What to do | Retype all of the data. Every line must match exactly.
━━━━━ Extracted entries ━━━━━
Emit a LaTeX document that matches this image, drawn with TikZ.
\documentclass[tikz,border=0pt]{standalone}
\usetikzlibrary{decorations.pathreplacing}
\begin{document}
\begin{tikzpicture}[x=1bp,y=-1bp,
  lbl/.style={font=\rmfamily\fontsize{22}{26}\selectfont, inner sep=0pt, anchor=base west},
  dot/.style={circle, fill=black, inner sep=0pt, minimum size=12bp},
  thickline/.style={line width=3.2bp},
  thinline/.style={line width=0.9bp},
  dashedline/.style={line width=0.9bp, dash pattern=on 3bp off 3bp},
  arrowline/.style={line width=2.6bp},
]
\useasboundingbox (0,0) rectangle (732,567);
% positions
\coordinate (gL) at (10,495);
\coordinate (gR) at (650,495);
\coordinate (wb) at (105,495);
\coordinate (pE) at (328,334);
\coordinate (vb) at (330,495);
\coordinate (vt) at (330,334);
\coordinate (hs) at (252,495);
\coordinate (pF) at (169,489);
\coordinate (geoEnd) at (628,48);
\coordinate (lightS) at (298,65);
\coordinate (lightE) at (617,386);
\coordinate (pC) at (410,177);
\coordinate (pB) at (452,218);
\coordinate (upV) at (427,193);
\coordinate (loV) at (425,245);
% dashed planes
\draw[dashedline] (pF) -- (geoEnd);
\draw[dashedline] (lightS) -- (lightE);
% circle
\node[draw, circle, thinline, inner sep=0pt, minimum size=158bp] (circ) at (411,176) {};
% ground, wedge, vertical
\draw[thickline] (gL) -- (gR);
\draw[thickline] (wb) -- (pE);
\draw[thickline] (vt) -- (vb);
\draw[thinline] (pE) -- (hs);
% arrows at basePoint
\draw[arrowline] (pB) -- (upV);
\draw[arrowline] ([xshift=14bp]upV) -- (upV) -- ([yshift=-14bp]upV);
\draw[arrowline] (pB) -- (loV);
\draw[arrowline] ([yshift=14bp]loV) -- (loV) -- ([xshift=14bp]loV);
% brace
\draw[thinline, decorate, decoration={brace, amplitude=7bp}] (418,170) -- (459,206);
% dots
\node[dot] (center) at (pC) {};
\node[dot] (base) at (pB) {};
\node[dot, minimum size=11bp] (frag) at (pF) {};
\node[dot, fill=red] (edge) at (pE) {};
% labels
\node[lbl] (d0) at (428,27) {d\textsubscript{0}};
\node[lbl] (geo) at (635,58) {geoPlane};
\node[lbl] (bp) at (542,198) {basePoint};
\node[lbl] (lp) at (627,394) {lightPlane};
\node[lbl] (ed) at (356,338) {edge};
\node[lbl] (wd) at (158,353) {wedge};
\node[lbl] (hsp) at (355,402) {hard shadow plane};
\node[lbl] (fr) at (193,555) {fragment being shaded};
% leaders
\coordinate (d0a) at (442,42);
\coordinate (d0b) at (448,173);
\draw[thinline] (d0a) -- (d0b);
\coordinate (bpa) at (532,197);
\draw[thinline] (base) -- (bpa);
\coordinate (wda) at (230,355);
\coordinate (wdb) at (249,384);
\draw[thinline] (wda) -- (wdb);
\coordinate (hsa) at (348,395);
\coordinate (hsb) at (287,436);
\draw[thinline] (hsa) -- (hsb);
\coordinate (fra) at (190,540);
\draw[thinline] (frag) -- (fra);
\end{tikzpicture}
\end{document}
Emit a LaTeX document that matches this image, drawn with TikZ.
━━━━━
Solution to the exercise |
Emit a LaTeX document that matches this image, drawn with TikZ.
\documentclass[tikz,border=0pt]{standalone}
\usetikzlibrary{decorations.pathreplacing}
\begin{document}
\begin{tikzpicture}[x=1bp,y=-1bp,
  lbl/.style={font=\rmfamily\fontsize{22}{26}\selectfont, inner sep=0pt, anchor=base west},
  dot/.style={circle, fill=black, inner sep=0pt, minimum size=12bp},
  thickline/.style={line width=3.2bp},
  thinline/.style={line width=0.9bp},
  dashedline/.style={line width=0.9bp, dash pattern=on 3bp off 3bp},
  arrowline/.style={line width=2.6bp},
]
\useasboundingbox (0,0) rectangle (732,567);
% positions
\coordinate (gL) at (10,495);
\coordinate (gR) at (650,495);
\coordinate (wb) at (105,495);
\coordinate (pE) at (328,334);
\coordinate (vb) at (330,495);
\coordinate (vt) at (330,334);
\coordinate (hs) at (252,495);
\coordinate (pF) at (169,489);
\coordinate (geoEnd) at (628,48);
\coordinate (lightS) at (298,65);
\coordinate (lightE) at (617,386);
\coordinate (pC) at (410,177);
\coordinate (pB) at (452,218);
\coordinate (upV) at (427,193);
\coordinate (loV) at (425,245);
% dashed planes
\draw[dashedline] (pF) -- (geoEnd);
\draw[dashedline] (lightS) -- (lightE);
% circle
\node[draw, circle, thinline, inner sep=0pt, minimum size=158bp] (circ) at (411,176) {};
% ground, wedge, vertical
\draw[thickline] (gL) -- (gR);
\draw[thickline] (wb) -- (pE);
\draw[thickline] (vt) -- (vb);
\draw[thinline] (pE) -- (hs);
% arrows at basePoint
\draw[arrowline] (pB) -- (upV);
\draw[arrowline] ([xshift=14bp]upV) -- (upV) -- ([yshift=-14bp]upV);
\draw[arrowline] (pB) -- (loV);
\draw[arrowline] ([yshift=14bp]loV) -- (loV) -- ([xshift=14bp]loV);
% brace
\draw[thinline, decorate, decoration={brace, amplitude=7bp}] (418,170) -- (459,206);
% dots
\node[dot] (center) at (pC) {};
\node[dot] (base) at (pB) {};
\node[dot, minimum size=11bp] (frag) at (pF) {};
\node[dot, fill=red] (edge) at (pE) {};
% labels
\node[lbl] (d0) at (428,27) {d\textsubscript{0}};
\node[lbl] (geo) at (635,58) {geoPlane};
\node[lbl] (bp) at (542,198) {basePoint};
\node[lbl] (lp) at (627,394) {lightPlane};
\node[lbl] (ed) at (356,338) {edge};
\node[lbl] (wd) at (158,353) {wedge};
\node[lbl] (hsp) at (355,402) {hard shadow plane};
\node[lbl] (fr) at (193,555) {fragment being shaded};
% leaders
\coordinate (d0a) at (442,42);
\coordinate (d0b) at (448,173);
\draw[thinline] (d0a) -- (d0b);
\coordinate (bpa) at (532,197);
\draw[thinline] (base) -- (bpa);
\coordinate (wda) at (230,355);
\coordinate (wdb) at (249,384);
\draw[thinline] (wda) -- (wdb);
\coordinate (hsa) at (348,395);
\coordinate (hsb) at (287,436);
\draw[thinline] (hsa) -- (hsb);
\coordinate (fra) at (190,540);
\draw[thinline] (frag) -- (fra);
\end{tikzpicture}
\end{document}
Emit a LaTeX document that matches this image, drawn with TikZ.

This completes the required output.